Soy processors saw the price of soybeans rise from around $5.80 per bushel last summer to more than $10 earlier this month.
"We've been in this business for 20 years and haven't seen these prices before. It has dramatically cut into our margins and also forced a price increase on our part," Gary Brenner, marketing manager at Israel-based Solbar, told NutraIngredients.com.
He added that while isoflavones are considered an added value product, soy proteins, the major part of Solbar's business, cannot follow the price increases seen in the raw material.
"While soybeans are up 90 per cent, our proteins have so far only gone up around 10-15 per cent. We have been resisting further increases but I'm not sure how long this can last," added Brenner.

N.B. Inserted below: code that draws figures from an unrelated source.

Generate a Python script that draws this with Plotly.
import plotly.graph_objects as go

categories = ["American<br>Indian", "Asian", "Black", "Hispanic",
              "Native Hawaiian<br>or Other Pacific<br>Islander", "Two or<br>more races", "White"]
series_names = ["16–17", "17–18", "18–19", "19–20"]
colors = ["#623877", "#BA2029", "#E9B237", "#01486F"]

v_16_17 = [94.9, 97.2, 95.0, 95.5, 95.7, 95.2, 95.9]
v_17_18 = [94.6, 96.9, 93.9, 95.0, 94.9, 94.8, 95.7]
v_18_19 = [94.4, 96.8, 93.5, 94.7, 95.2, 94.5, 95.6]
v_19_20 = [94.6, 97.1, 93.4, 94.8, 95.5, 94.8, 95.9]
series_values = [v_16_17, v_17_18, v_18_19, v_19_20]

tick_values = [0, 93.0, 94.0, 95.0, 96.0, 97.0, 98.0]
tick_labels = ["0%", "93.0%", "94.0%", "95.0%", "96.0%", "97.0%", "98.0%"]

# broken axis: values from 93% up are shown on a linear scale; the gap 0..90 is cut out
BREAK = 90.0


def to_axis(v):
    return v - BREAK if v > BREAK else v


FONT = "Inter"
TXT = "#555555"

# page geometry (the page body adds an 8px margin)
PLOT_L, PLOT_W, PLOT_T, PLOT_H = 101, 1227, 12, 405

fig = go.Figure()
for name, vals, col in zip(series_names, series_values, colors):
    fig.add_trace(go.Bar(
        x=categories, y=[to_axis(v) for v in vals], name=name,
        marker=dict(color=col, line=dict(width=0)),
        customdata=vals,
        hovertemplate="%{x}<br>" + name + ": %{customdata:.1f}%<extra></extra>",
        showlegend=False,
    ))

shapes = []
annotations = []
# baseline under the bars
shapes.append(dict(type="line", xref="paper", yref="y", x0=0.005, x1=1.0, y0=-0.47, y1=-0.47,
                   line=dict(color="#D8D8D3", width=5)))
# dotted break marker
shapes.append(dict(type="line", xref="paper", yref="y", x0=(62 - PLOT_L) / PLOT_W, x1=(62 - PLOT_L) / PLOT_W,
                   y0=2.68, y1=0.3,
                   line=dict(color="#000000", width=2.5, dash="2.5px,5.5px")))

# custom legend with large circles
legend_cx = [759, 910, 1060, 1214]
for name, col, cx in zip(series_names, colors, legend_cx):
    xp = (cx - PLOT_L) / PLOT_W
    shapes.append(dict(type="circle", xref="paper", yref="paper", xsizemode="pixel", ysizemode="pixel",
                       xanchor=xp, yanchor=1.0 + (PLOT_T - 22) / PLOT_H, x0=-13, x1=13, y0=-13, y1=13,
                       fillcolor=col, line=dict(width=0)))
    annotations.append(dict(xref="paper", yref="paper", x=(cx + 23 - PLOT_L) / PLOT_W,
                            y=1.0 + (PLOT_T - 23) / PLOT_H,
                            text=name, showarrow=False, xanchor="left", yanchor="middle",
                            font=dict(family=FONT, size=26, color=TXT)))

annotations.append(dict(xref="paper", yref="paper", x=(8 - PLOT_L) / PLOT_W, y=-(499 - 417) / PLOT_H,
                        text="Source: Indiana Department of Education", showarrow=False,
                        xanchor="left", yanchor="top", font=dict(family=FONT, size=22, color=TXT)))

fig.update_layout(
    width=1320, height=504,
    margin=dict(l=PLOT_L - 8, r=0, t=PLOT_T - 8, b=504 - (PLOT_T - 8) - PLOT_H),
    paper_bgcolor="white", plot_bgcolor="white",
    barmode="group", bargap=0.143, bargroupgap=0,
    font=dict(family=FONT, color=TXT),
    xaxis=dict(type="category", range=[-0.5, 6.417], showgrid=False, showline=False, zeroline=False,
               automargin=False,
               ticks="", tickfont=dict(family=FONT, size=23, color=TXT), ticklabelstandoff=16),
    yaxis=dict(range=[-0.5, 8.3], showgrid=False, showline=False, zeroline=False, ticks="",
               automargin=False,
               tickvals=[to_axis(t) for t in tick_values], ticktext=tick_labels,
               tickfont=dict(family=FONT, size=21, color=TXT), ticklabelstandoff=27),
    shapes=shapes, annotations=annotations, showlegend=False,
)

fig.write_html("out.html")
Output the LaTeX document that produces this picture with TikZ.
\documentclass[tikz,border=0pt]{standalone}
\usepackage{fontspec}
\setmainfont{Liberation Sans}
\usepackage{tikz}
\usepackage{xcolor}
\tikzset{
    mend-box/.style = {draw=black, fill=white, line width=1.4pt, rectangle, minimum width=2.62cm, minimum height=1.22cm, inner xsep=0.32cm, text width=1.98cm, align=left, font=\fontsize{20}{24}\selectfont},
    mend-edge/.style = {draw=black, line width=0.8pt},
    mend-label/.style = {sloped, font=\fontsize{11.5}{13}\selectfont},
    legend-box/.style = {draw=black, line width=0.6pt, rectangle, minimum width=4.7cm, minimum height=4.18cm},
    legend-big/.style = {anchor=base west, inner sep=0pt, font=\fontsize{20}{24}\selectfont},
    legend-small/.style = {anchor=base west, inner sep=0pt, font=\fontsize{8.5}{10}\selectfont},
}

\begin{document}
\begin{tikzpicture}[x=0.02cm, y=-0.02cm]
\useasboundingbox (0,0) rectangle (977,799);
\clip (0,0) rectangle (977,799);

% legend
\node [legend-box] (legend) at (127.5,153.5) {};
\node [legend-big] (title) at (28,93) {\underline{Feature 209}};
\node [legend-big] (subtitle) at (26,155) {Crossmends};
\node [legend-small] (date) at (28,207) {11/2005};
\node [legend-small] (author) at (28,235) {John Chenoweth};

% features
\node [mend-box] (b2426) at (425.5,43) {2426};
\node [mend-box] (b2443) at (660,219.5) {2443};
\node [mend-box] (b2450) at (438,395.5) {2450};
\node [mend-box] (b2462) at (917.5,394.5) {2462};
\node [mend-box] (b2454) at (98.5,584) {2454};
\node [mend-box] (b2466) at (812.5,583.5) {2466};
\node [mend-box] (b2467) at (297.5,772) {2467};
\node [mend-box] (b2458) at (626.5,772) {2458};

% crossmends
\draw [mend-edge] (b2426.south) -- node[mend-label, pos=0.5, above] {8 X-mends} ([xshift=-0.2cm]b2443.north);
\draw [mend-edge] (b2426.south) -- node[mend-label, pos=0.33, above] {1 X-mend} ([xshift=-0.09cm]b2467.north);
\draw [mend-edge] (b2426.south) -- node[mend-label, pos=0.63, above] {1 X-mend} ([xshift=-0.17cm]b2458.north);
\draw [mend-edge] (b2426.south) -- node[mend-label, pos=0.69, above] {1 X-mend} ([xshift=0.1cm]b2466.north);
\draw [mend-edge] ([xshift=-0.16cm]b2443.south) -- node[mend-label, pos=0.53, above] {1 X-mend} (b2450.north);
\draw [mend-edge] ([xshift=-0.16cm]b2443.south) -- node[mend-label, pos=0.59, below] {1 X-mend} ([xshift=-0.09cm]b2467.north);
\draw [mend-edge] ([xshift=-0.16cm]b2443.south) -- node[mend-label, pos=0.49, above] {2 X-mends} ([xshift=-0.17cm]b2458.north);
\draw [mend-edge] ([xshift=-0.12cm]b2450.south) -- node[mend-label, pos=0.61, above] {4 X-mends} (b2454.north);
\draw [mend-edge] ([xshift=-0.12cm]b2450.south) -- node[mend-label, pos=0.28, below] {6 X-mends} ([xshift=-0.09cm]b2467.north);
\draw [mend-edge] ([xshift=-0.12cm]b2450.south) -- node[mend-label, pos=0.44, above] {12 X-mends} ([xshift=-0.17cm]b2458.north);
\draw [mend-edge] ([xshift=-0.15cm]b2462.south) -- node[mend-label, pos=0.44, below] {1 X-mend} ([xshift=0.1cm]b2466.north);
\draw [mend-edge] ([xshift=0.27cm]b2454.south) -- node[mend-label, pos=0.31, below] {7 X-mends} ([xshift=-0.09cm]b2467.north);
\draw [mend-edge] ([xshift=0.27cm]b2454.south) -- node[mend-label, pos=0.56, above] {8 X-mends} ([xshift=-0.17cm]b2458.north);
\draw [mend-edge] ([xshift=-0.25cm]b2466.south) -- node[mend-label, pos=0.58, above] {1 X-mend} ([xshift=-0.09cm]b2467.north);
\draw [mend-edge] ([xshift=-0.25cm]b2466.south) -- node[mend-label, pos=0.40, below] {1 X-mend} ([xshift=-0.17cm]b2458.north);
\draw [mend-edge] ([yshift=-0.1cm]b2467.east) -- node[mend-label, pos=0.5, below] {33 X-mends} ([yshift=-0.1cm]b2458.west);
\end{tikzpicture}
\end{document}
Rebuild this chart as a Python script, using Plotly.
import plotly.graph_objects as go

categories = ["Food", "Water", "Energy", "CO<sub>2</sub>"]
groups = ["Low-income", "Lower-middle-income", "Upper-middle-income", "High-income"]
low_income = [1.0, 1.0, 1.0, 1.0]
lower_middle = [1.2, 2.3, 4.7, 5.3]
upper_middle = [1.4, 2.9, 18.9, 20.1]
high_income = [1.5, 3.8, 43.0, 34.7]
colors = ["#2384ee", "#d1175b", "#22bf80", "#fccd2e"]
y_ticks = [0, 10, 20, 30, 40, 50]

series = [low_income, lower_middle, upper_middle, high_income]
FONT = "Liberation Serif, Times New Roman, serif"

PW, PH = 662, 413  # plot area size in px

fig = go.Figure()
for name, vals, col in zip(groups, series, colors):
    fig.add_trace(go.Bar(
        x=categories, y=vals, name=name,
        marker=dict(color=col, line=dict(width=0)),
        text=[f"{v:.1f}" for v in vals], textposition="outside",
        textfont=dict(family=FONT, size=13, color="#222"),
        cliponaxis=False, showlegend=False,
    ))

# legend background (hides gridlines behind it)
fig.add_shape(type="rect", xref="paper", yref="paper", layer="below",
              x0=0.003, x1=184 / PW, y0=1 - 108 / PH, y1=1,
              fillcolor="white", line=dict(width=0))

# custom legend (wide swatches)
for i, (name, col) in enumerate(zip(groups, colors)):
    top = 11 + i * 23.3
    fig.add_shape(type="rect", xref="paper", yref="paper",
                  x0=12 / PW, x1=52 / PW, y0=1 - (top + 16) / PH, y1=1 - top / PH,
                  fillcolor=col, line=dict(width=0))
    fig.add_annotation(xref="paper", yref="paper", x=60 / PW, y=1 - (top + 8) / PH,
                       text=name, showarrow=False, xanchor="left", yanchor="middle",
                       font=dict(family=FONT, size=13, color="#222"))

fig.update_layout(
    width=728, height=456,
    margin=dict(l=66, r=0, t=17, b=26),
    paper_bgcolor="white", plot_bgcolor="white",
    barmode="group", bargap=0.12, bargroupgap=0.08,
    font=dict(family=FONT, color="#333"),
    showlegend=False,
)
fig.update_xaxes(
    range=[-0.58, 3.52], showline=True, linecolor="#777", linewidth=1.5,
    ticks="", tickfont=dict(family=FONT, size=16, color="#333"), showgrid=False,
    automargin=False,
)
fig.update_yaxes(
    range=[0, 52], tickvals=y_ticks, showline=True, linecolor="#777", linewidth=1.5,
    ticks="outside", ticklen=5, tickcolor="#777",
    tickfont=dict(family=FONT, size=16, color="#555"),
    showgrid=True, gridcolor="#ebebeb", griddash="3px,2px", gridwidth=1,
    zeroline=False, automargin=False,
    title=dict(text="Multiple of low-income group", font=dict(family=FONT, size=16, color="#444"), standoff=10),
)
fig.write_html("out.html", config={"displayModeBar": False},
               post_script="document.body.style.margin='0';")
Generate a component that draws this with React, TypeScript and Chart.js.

Solbar, the number three supplier of soy proteins, sources around 90 per cent of soybeans from Brazil, heavily investing in non-GM beans and guaranteeing traceability from the farm to transport. It has also been impacted by escalating freight costs, also a result of the booming Chinese economy.
There are further threats for soy processors. Brazil's 2003-04 soybean crop forecast has been lowered to 49.3 million tonnes, compared to 52 million tonnes harvested last year, due to drought, while the US department of Agriculture's chief economist Keith Collins has warned of the need to slow export pace as well as the domestic crushing pace, "because we've been running at very high levels at both and we would run out of soybeans".
But there are also some signs of hope for ingredient companies and food makers. Reuters reported yesterday that speculation that China will succeed in slowing the growth of its economy saw the biggest drop in soybean futures in a week.
Soybeans for May delivery fell 14.5 cents, or 1.5 per cent, to $9.80 a bushel on the Chicago Board of Trade. Prices have fallen 7.9 per cent since reaching a 15-year high of $10.64 on 5 April.
Meanwhile soybean futures in China are also down, reflecting slowing demand as the high cost of imports made it unprofitable for some processors to make animal feed and vegetable oil.
There is also likely to be increased Chinese soy production as well as more planting in the US. China's soybean harvest may rise to 18 million metric tons from 16.5 million tons in 2003, Zhang Zhaoxin, an analyst at China's agriculture ministry told Reuters.